Tuesday, July 9, 2013

Freeing the hostage

Here (http://librarylostfound.com/2013/07/09/freeing-the-hostage/) is a piece I wrote for a cool new library site. It addresses the topic of how to have an honest, respectful conversation with someone who is holding your organization hostage -- undermining accomplishment and getting away with it. 

I learned this approach from a wise supervisor who used it on me. I was screwing up on my job, for reasons that do me no credit. In just 30 seconds, she snapped me out of it. And yet I never felt humiliated or mistreated (although I did feel ashamed). She just presented the facts, and gave me the dignity to decide.
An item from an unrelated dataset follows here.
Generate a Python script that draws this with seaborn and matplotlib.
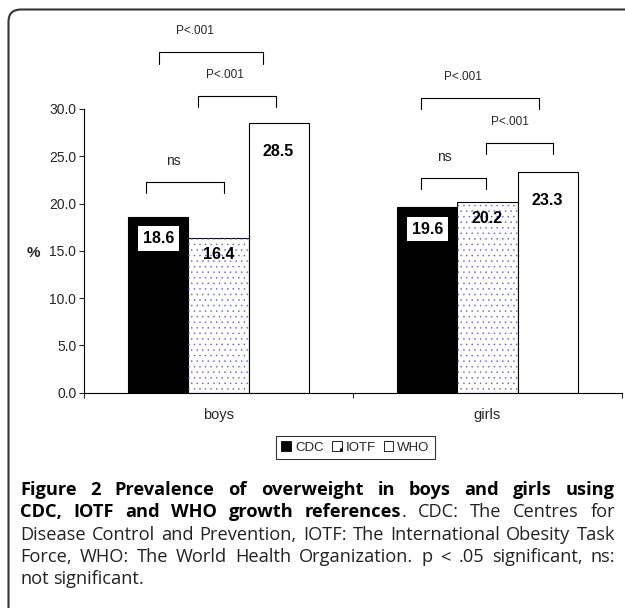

I do a lot of talking and listening to librarians. I think this one thing -- the fear of confronting staff over performance issues -- really is the biggest internal factor holding libraries back. But it doesn't have to be a "confrontation." It can (and should) be brief, direct, and authentic.

The rest of the story: of the people I mention in the piece, all are gone now. The odds suggest that it isn't easy to turn someone around. But I think it's also the case that those people wound up in positions where they were genuinely happier. It's no sin to disagree with the direction your organization is taking. People can have honest disputes about the best path forward. But it IS a sin to take money from an organization while you're working to sabotage it. (Obviously, I'm not talking about unethical or illegal behavior on the part of an organization; I'm talking about a lack of sympathy or support of a vision for the future of its leaders.)

At any rate, I hope LibraryLostFound does well! And I'd be curious to know what others think.